Now it may be possible that I am unique in this procrastination/avoidance cycle. That plenty of writers treat their stories with tenacity and respect, and that they don't require anything as artificial as an external deadline to force them into getting their butts-in-chairs and working.

I will now wait while you stop laughing.

Because, honestly, I have plenty of company in the procrastination/avoidance department. Writing is solitary. It doesn't have a time-clock that docks your pay if you're fifteen minutes late sitting down in front of your netbook. It doesn't have a manager who ticks the "doesn't meet deadlines" box on your quarterly performance review so that you might not make level 12 with the union this month.

Case in point, I'm posting this Tuesday writing tip on Wednesday.

Hence the love of deadlines.

Being in a writers' group can also help you to love deadlines. Because often, several of you will be submitting to the same anthology or contest with the same deadline. And as a group, you can cheer each other on, nudge each other closer to perfection, and create a bit of healthy competition.
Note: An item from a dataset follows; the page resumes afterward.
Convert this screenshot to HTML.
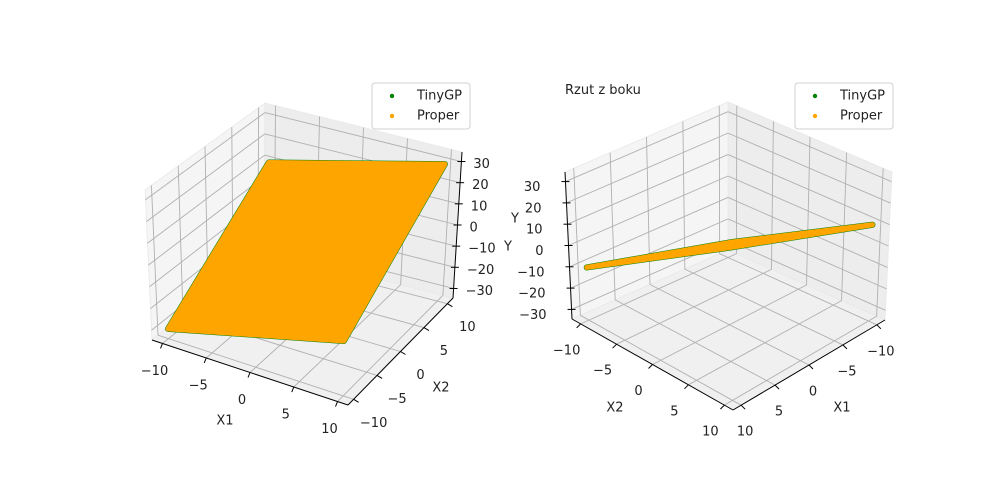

But I also hate deadlines. Because they force me to turn off the television, or close the exciting book I'm reading, and get back to work. When I really don't feel quite "up to working." Self-motivation is such an exhausting nuisance.

I spoke in a previous blog about Club 100 and how having that daily routine can help to produce a continuous flow, so that you won't procrastinate, and you will make all of those deadlines.

Did I mention I've fallen off the Club 100 wagon, and am now back to day zero?

This post is morphing into a lament over procrastination, which is the younger, annoying brother of deadlines. The two fight constantly, punching each other for no reason, stealing each other's toys and jockeying for the better seat in the car.

As a writer, consider buying a monthly calendar for your deadlines and goals. I would suggest a paper calendar, rather than the one on your phone or tablet. The kind you can place in close proximity to the spot where you love to write. Mark all of the deadlines for projects that matter to you. Do it now, because I will admit I have missed far too many deadlines simply because I swore I would remember them, only to the open the email or find the note two months after the deadline has passed. I also number the weeks on my monthly calendar, to give me a reminder of the submission goal of "one sub a week" that I don't exactly follow, but at least strive for.

I know that cookie looks tasty, and that you only want to watch one episode of [insert your favourite show here] which should only take forty-five minutes, and you're not quite in the right headspace to write at this very moment.

Write anyway.

The Tesseracts 16 deadline is February 29th, and I must now finish polishing that story or I am going to miss out on a great opportunity. I will now stop using the blog as a procrastination tool and get back to writing...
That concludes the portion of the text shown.